“All my life, I learned to go by my instincts. I never thought it would trip me up,” says fraternity president Christian Roane to his female prey. The “prey” in Somebody’s Darling ultimately has two meanings: a symbolic one with social relevance that I like, and a literal one that resulted in a climax more unsatisfying than a one-night stand at Sigma Alpha Epsilon. (Don’t ask me how I know that last part.)
Somebody’s Darling is the debut feature film of Sharad Kant Patel, and it comes with all the high and low notes expected of a director’s first full-length film. Patel and co-writer Sebastian Mathews made a bold move: it’s not quite a “horror” film until the last 4-5 minutes, but rather a drama about the anxieties and consequences surrounding date rape and sexual assault on college campuses that follows a horror film structure.
The scariest thing about being a female college student: dealing with fuckboys.

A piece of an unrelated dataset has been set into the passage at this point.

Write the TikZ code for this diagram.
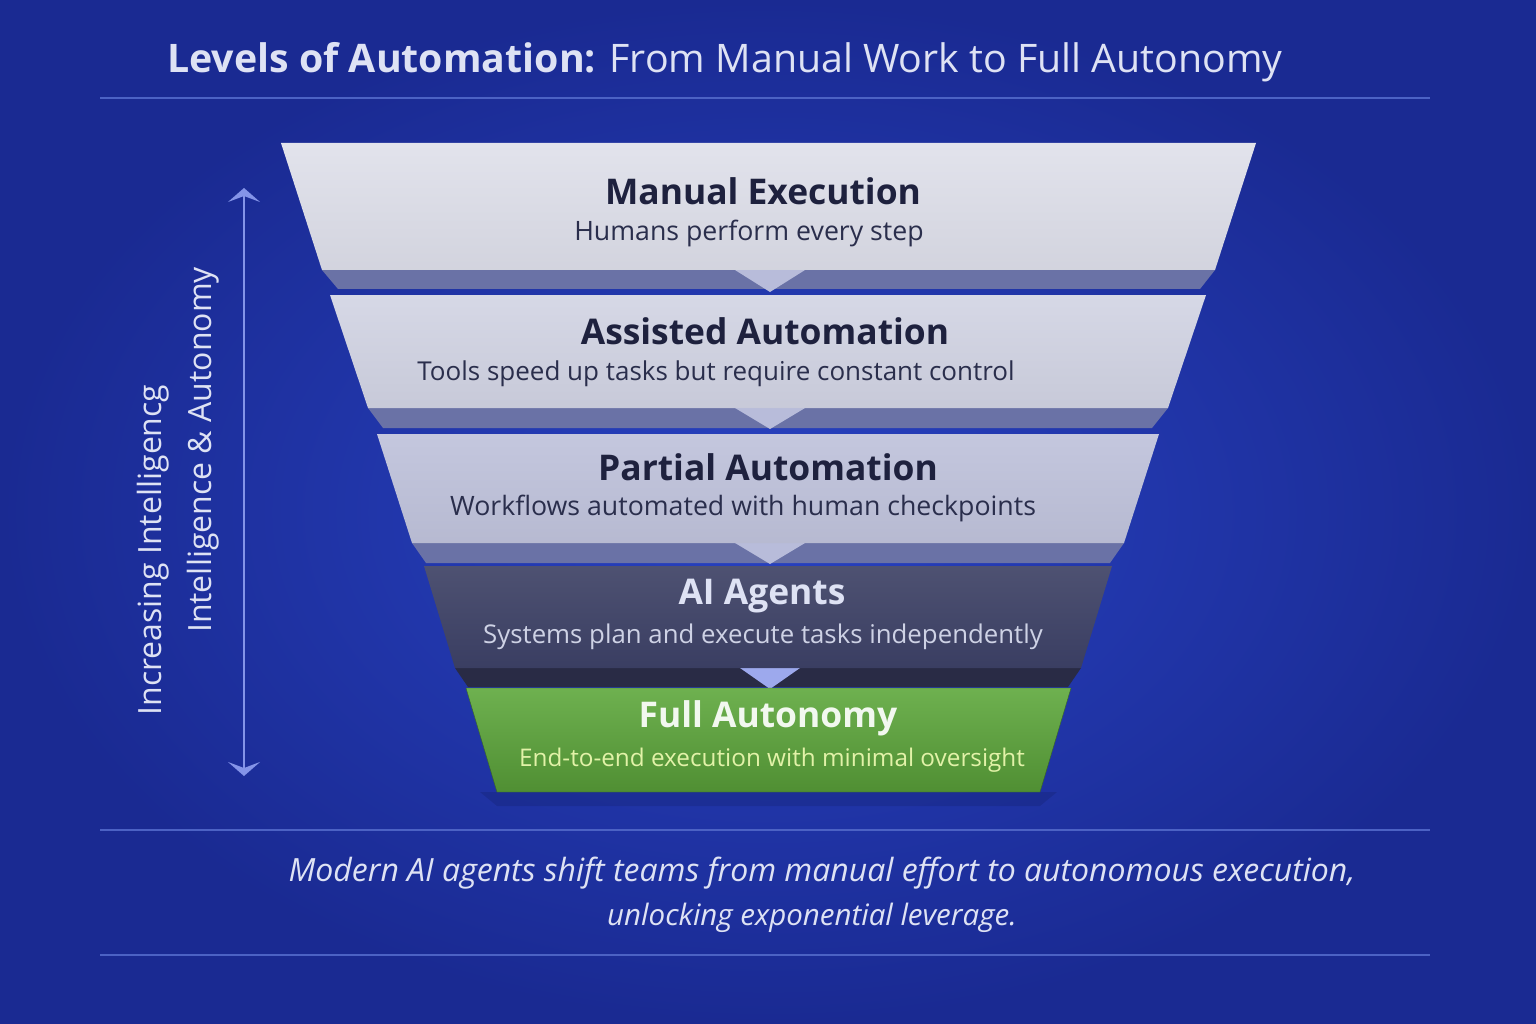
\documentclass[tikz,border=0pt]{standalone}
\usepackage{fontspec}
\setmainfont{Open Sans}
\usepackage{tikz}
\usetikzlibrary{arrows.meta}
\definecolor{bgin}{RGB}{40,66,194}
\definecolor{bgout}{RGB}{26,42,146}
\definecolor{titlefg}{RGB}{222,226,244}
\definecolor{rulec}{RGB}{76,98,196}
\definecolor{navy}{RGB}{30,33,62}
\definecolor{navysub}{RGB}{42,46,76}
\definecolor{lone}{RGB}{226,227,236}
\definecolor{ltwo}{RGB}{214,216,230}
\definecolor{lthree}{RGB}{196,199,222}
\definecolor{lfour}{RGB}{58,62,98}
\definecolor{lfive}{RGB}{94,168,60}
\definecolor{band}{RGB}{106,114,166}
\definecolor{tip}{RGB}{184,188,218}
\definecolor{axisc}{RGB}{132,148,232}
\definecolor{greensub}{RGB}{226,242,168}

\begin{document}
\begin{tikzpicture}[x = 1pt, y = -1pt]
			\useasboundingbox (0,0) rectangle (1536,1024);
			\shade[inner color = bgin, outer color = bgout] (0,0) rectangle (1536,1024);
			% title and rules
			\node (title) at (725,62) [text = titlefg, font = \fontsize{39.3}{45}\selectfont] {\textbf{Levels of Automation:} From Manual Work to Full Autonomy};
			\draw[rulec, line width = 1.5pt] (100,98) -- (1430,98);
			\draw[rulec, line width = 1.5pt] (100,830) -- (1430,830);
			\draw[rulec, line width = 1.5pt] (100,955) -- (1430,955);
			% level 1
			\fill[band] (322,270) -- (1215,270) -- (1200,289) -- (338,289) -- cycle;
			\fill[tip] (735,270) -- (805,270) -- (770,292) -- cycle;
			\shade[top color = lone, bottom color = lone!92!navy] (281,143) -- (1256,143) -- (1215,270) -- (322,270) -- cycle;
			% level 2
			\fill[band] (368,408) -- (1168,408) -- (1152,428) -- (383,428) -- cycle;
			\fill[tip] (735,408) -- (805,408) -- (770,429) -- cycle;
			\shade[top color = ltwo, bottom color = ltwo!92!navy] (330,295) -- (1206,295) -- (1168,408) -- (368,408) -- cycle;
			% level 3
			\fill[band] (412,543) -- (1124,543) -- (1110,563) -- (426,563) -- cycle;
			\fill[tip] (735,543) -- (805,543) -- (770,564) -- cycle;
			\shade[top color = lthree, bottom color = lthree!92!navy] (377,434) -- (1159,434) -- (1124,543) -- (412,543) -- cycle;
			% level 4
			\fill[lfour!70!black] (455,668) -- (1081,668) -- (1068,687) -- (468,687) -- cycle;
			\fill[axisc!80!white] (740,668) -- (800,668) -- (770,689) -- cycle;
			\shade[top color = lfour!90!white, bottom color = lfour] (424,566) -- (1112,566) -- (1081,668) -- (455,668) -- cycle;
			% level 5
			\fill[black, opacity = 0.1] (480,792) -- (1057,792) -- (1040,806) -- (497,806) -- cycle;
			\shade[top color = lfive!90!white, bottom color = lfive!85!black, draw = lfive!60!black] (466,688) -- (1071,688) -- (1040,792) -- (497,792) -- cycle;
			% labels
			\node (manual) at (763,191) [text = navy, font = \fontsize{35.4}{40}\selectfont\bfseries] {Manual Execution};
			\node (manualsub) at (749,233) [text = navysub, font = \fontsize{26.7}{30}\selectfont] {Humans perform every step};
			\node (assisted) at (765,331) [text = navy, font = \fontsize{35.4}{40}\selectfont\bfseries] {Assisted Automation};
			\node (assistedsub) at (716,374) [text = navysub, font = \fontsize{26}{30}\selectfont] {Tools speed up tasks but require constant control};
			\node (partial) at (768,467) [text = navy, font = \fontsize{35.4}{40}\selectfont\bfseries] {Partial Automation};
			\node (partialsub) at (743,508) [text = navysub, font = \fontsize{26.7}{30}\selectfont] {Workflows automated with human checkpoints};
			\node (agents) at (762,596) [text = titlefg, font = \fontsize{35.4}{40}\selectfont\bfseries] {AI Agents};
			\node (agentssub) at (763,637) [text = titlefg!90!lfour, font = \fontsize{25.8}{30}\selectfont] {Systems plan and execute tasks independently};
			\node (full) at (768,718) [text = white!92!lfive, font = \fontsize{35.4}{40}\selectfont\bfseries] {Full Autonomy};
			\node (fullsub) at (772,760) [text = greensub, font = \fontsize{24.3}{28}\selectfont] {End-to-end execution with minimal oversight};
			% axis
			\coordinate (up) at (244,188);
			\coordinate (down) at (244,776);
			\draw[axisc, line width = 2.5pt, {Stealth[length = 14pt, width = 32pt, inset = 6pt]}-{Stealth[length = 14pt, width = 32pt, inset = 6pt]}] (up) -- (down);
			\node (incr) at (153,550) [rotate = 90, text = titlefg, font = \fontsize{32}{36}\selectfont] {Increasing Intelligencg};
			\node (intel) at (203,450) [rotate = 90, text = titlefg, font = \fontsize{32}{36}\selectfont] {Intelligence \& Autonomy};
			% footer
			\node (foot1) at (822,873) [text = titlefg, font = \fontsize{32}{36}\selectfont\itshape] {Modern AI agents shift teams from manual effort to autonomous execution,};
			\node (foot2) at (812,918) [text = titlefg, font = \fontsize{29.5}{34}\selectfont\itshape] {unlocking exponential leverage.};
			\end{tikzpicture}
\end{document}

The film begins with some fine, upstanding young men in a Lynchian-looking frat house observing several screens connected to hidden cameras, located everywhere from the front door to the bathroom. They’re the kind of rich college kids who wear Adidas socks and sandals and who disrespect their moms while relying on them for everything. You know the type.

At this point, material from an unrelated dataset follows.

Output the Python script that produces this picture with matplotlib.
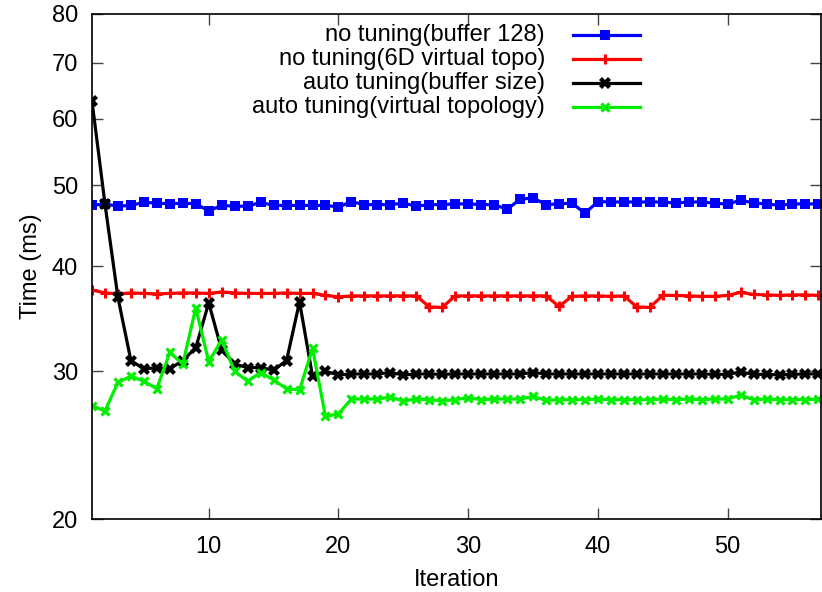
import matplotlib
matplotlib.use("Agg")
import matplotlib.pyplot as plt
from matplotlib.ticker import FixedLocator, FixedFormatter, NullLocator

plt.rcParams['font.family'] = ['Liberation Sans', 'DejaVu Sans']

iterations = list(range(1, 58))

no_tuning_buffer = [47.3, 47.5, 47.2, 47.3, 47.7, 47.6, 47.5, 47.6, 47.5, 46.6,
                    47.3, 47.2, 47.2, 47.7, 47.3, 47.3, 47.3, 47.3, 47.3, 47.1,
                    47.8, 47.4, 47.4, 47.4, 47.6, 47.2, 47.4, 47.4, 47.5, 47.5,
                    47.4, 47.4, 46.8, 48.1, 48.3, 47.4, 47.5, 47.6, 46.3, 47.8,
                    47.75, 47.75, 47.75, 47.75, 47.75, 47.6, 47.75, 47.75, 47.6, 47.45,
                    48.0, 47.6, 47.5, 47.3, 47.5, 47.5, 47.5]

no_tuning_topo = [37.5, 37.2, 37.1, 37.2, 37.15, 37.1, 37.15, 37.2, 37.2, 37.15,
                  37.3, 37.2, 37.15, 37.15, 37.15, 37.2, 37.15, 37.15, 36.95, 36.8,
                  36.9, 36.9, 36.9, 36.9, 36.9, 36.9, 35.8, 35.75, 36.9, 36.9,
                  36.9, 36.9, 36.9, 36.9, 36.9, 36.9, 35.85, 36.85, 36.9, 36.9,
                  36.85, 36.9, 35.8, 35.75, 36.95, 36.95, 36.9, 36.85, 36.85, 36.95,
                  37.25, 37.05, 37.0, 36.95, 37.0, 37.0, 36.95]

auto_buffer = [63.0, 47.5, 36.75, 30.9, 30.2, 30.3, 30.2, 30.9, 32.0, 36.2,
               31.8, 30.6, 30.3, 30.3, 30.1, 30.9, 36.3, 29.6, 30.0, 29.7,
               29.78, 29.78, 29.78, 29.9, 29.7, 29.78, 29.78, 29.75, 29.78, 29.78,
               29.78, 29.78, 29.78, 29.78, 29.9, 29.78, 29.78, 29.78, 29.78, 29.78,
               29.78, 29.78, 29.78, 29.78, 29.78, 29.78, 29.78, 29.78, 29.75, 29.75,
               29.95, 29.75, 29.75, 29.7, 29.75, 29.78, 29.78]

auto_topo = [27.3, 26.9, 29.1, 29.6, 29.2, 28.6, 31.6, 30.6, 35.7, 30.8,
             32.7, 30.0, 29.2, 29.9, 29.3, 28.6, 28.5, 31.95, 26.5, 26.7,
             27.8, 27.8, 27.8, 27.95, 27.65, 27.8, 27.75, 27.65, 27.75, 27.9,
             27.75, 27.8, 27.8, 27.8, 28.0, 27.7, 27.75, 27.75, 27.75, 27.8,
             27.75, 27.75, 27.75, 27.75, 27.8, 27.75, 27.8, 27.75, 27.8, 27.8,
             28.1, 27.75, 27.8, 27.75, 27.75, 27.75, 27.8]

labels = ["no tuning(buffer 128)", "no tuning(6D virtual topo)",
          "auto tuning(buffer size)", "auto tuning(virtual topology)"]
yticks = [20, 30, 40, 50, 60, 70, 80]
xticks = [10, 20, 30, 40, 50]

series = [no_tuning_buffer, no_tuning_topo, auto_buffer, auto_topo]
styles = [
    dict(color='#0000ff', marker='s', ms=6.5, mew=0),
    dict(color='#ff0000', marker='+', ms=7, mew=2.2),
    dict(color='#000000', marker='X', ms=8, mew=0),
    dict(color='#00ee00', marker='x', ms=6, mew=2.3),
]

FS = 17
fig = plt.figure(figsize=(8.22, 5.92), dpi=100)
ax = fig.add_axes([0.1119, 0.1233, 0.9988 - 0.1119, 0.9764 - 0.1233])

for s, st in zip(series, styles):
    ax.plot(iterations, s, lw=2.3, **st)

ax.set_yscale('log')
ax.set_ylim(20, 80)
ax.set_xlim(1, 57.2)
ax.yaxis.set_major_locator(FixedLocator(yticks))
ax.yaxis.set_major_formatter(FixedFormatter([str(v) for v in yticks]))
ax.yaxis.set_minor_locator(NullLocator())
ax.xaxis.set_major_locator(FixedLocator(xticks))
ax.xaxis.set_minor_locator(NullLocator())

ax.tick_params(direction='in', length=8, width=1, labelsize=FS,
               top=True, right=True, color='#444444')
ax.tick_params(axis='x', pad=12)
ax.tick_params(axis='y', pad=10)
for sp in ax.spines.values():
    sp.set_linewidth(1.2)

ax.set_xlabel("Iteration", fontsize=FS, labelpad=8)
ax.set_ylabel("Time (ms)", fontsize=FS, labelpad=7)

# gnuplot-style legend: right-aligned text, short sample line at right
row_y = [34.7, 59, 83.3, 107.3]
W, H = 822, 592
for lab, st, yp in zip(labels, styles, row_y):
    fy = 1 - yp / H
    fig.text(545 / W, fy, lab, ha='right', va='center', fontsize=FS)
    fig.add_artist(plt.Line2D([573 / W, 640 / W], [fy, fy], lw=2.3,
                              color=st['color']))
    fig.add_artist(plt.Line2D([605 / W], [fy], lw=0, **st))

fig.savefig("out.png", dpi=100)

And so does Sarah Stein, an attractive young woman who becomes the object of Christian’s affection, and rejects him due to her knowledge of the frat guy modus operandi (wooing a girl, having sex, leaving forever). They eventually become acquaintances, but Sarah stays juuuust out of Christian’s reach, enough to drive him into a complete state of obsession and sinister pursuit.
Meanwhile, the skeletons begin to come out of the frat house closet. His brothers seem to have a continuous issue of covering up date-rape crimes, but their biggest concern is that Christian won’t be “Chris” anymore once he falls in love with a girl, with their only ominous solution being to “end it quickly.” Which also seemed to be the solution to ending the film. I’ll get to that later.
Christian lives up to his name with a god complex. Instead of having normal horny college guy sex fantasies, we see his illustrious, creepy fantasies of him sitting on a throne above several dead bodies, his arm around an empty one. And there is only one girl to fill the seat.
“You keep resisting,” he says to Sarah as he begins to loosen his shirt and tie. We think we know what’s about to happen next.
Yes, the film is very clearly a critique on sexual assault and date rape, but more so about the culture surrounding it that it thrives off of. It embodies the entitlement a man can develop when put in a position of power, money or status-wise. Christian and his brothers clearly use these to their advantage, but feel immediately threatened at any point where they might lose their alpha-male status.
In defense of feminist influences, it was also refreshing to see the realities of sexual desires and peer “encouragement” for both genders; finally, someone has figured out that yeah, girls like to have sex too. But it turns out that sex is not what these young men are after. It’s not Sarah’s love or her body that Christian wants, it’s… her blood?
Yes, they turn out to be vampires. I know, I yelled “no” repeatedly at the screen too.
Once this secret is revealed, many of the details leading up to the climax begin to make sense: Christian’s extensive knowledge of the Civil War (he was actually there), his body and face becoming more and more pale and sickly the longer that Sarah rejects him, his frat brothers struggling to dispose of girls’ bodies that we assumed had been drugged, not drained. “Look in the mirror, you’ve been very blessed,” says a hallucination of Sarah in Chris’s booze-induced Civil War-era nightmare. The clues were there, and I guess I wasn’t super surprised, but I was definitely disappointed.
After biting Sarah’s neck, Christian snaps it, killing her. He holds his beloved for a minute, gets up and gets dressed, and heads to another swanky frat party. The color is back in his face, now sporting a smug grin. Now, I totally understand the symbolism behind this: once a girl is raped, she is left to deal with it and may never recover, while the rapist gets off scot free to enjoy the rest of his life and never deal with the consequences. After all, he has such a bright future! (Or eternity, in this case.) I greatly appreciate the social commentary, but plot-wise, we spent 80 minutes watching this film only to find out that he was hungry.
It just seemed strange to see such a strong, socially relevant (and important) message juxtaposed by a last minute thought to include a horror trend that wearied itself out by the time I graduated from middle school.
Aesthetically, Somebody’s Darling is subjective, but interesting. Half of the time our view is poised as voyeuristic, and the other half uncomfortably claustrophobic like a Lars Von Trier film. I can see how some could argue against it, but it served a story about obsession well.
Patel’s film comes with all the expected blunders of a first feature film, but those will be shaken off after time. Somebody’s Darling is a solid rough draft that has all the necessities of a good story with a message; it’s a nice suit that needs a good ironing. I really want to like this movie, but I believe Patel will have much better works to offer in the near future.